Why do you Cherry Bombe, and niche magazines in general, have become so popular? That’s a great question. I think the world is going in two directions, it’s either super mass or super niche and I think the Internet has allowed that to happen. We always had niche pursuits, but you were never able to indulge in niche pursuits the way you can today.
I think there’s also a human desire to have things in print, whether it’s books or posters, or magazines. I think there will probably be fewer magazines and books printed, but I don’t think the magic and power of the printed word will ever go away.
Life goals: To be able to travel a lot and not be a poor old lady. They live really long in my family so I need to prepare for that.
Daily goals: To get out of bed. I hate to get out of bed in the morning.
Inspirational read: Every few years I reread Gabriel Garcia Marquez, One Hundred Years of Solitude, Love in the Time of Cholera.
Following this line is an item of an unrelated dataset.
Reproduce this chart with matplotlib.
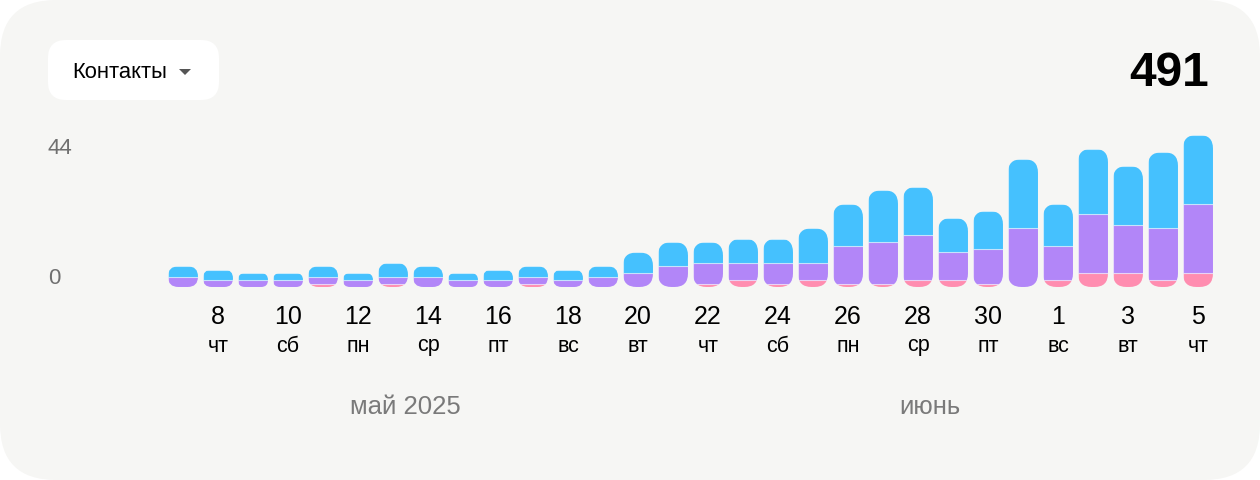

Daily rituals: I hate rituals. I hate how much of life is like–you know that movie Groundhog Day…you have to get up at the same time, you have to brush your teeth, you have to take a shower, get on the subway, go back home again. I’ve always fought against those things, even as a kid. I hate to go to bed.
How do you unplug? I adopted this adorable little rescue cat named Dusty. She’s definitely forced me to relax and stop and play with her. She’s like a little puppy, she’s not a cat.
Hidden talent/hobby: I don’t have any hobbies besides walking and reading. I used to have to write obituaries at my first grown-up newspaper job and one of the questions was ‘what was one of your loved one’s hobbies’ and the people would say walking and reading. And I would think ‘those aren’t hobbies!’ Now I’m saying the same thing.
Do you collect anything: Books. I worked in bookstores in high school and college and I find it very comforting to be surrounded by books. I walked into The Strand the other day to do an event with Padma Lashkmi and it smelled like a bookstore should smell and it made me so happy.
Coffee/tea: I like a cortado from my coffee shop, but I also like Yogi Green tea.
Truth/Dare. I don’t know—a little of both?
Heels/Flats. Flats, I stopped wearing heels all together.
Pastels/Primaries: Pastels in my heart, primaries in my brain and my wardrobe.
Manet/Mondrian. Mondrian. Manet I like to see in a museum, but I am always seeking order in my life and Mondrian’s paintings represent that.
Cats/Dogs: Cats. I mean if I didn’t live in New York City I’d probably have lots of both, but for now cats.